Evens Salies writes:
I have a question regarding a randomizing constraint in my current funded electricity experiment.
After elimination of missing data we have 110 voluntary households from a larger population (resource constraints do not allow us to have more households!). I randomly assign them to threated and non treated where the treatment variable is some ICT that allows the treated to track their electricity consumption in real tim. The ICT is made of two devices, one that is plugged on the household’s modem and the other on the electric meter. A necessary condition for being treated is that the distance between the box and the meter be below some threshold (d), the value of which is 20 meters approximately.
50 ICTs can be installed.
60 households will be in the control group.
But, I can only assign 6 households in the control group for whom d is less than 20. Therefore, I have only 6 households in the control group who have a counterfactual in the group of treated. To put it differently, for 54 households in the control group, the overlap assumption is violated because these 54 households could never have been treated. I am correct to say this?
Please, could you send me to a paper on Program Evalution/Causal Inference that addresses such issue? Should I discard the 54 households who could not be treates (due to the distance constraint). This would be unfair in such a small trial.

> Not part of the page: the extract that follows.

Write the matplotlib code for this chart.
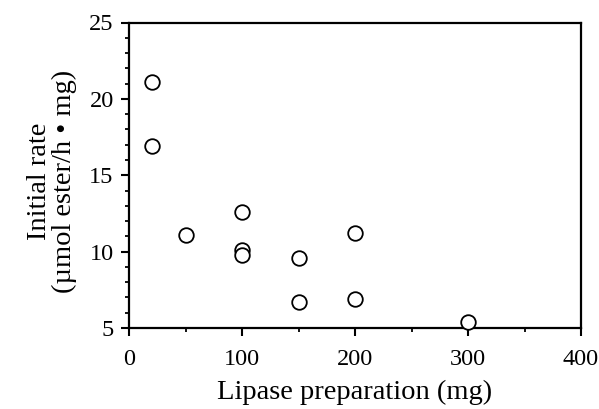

I don’t know of any references on this (beyond chapters 9 and 10 of my book with Jennifer). My quick answer is that you should model your outcome conditional on the treatment indicator and also this distance variable. If distance doesn’t matter at all, maybe you’re ok, and if it does matter, maybe a reasonable model will correct for the non-overlap. Or maybe you’ll be able to keep most of the data and just discard some cases with extreme values of the predictor.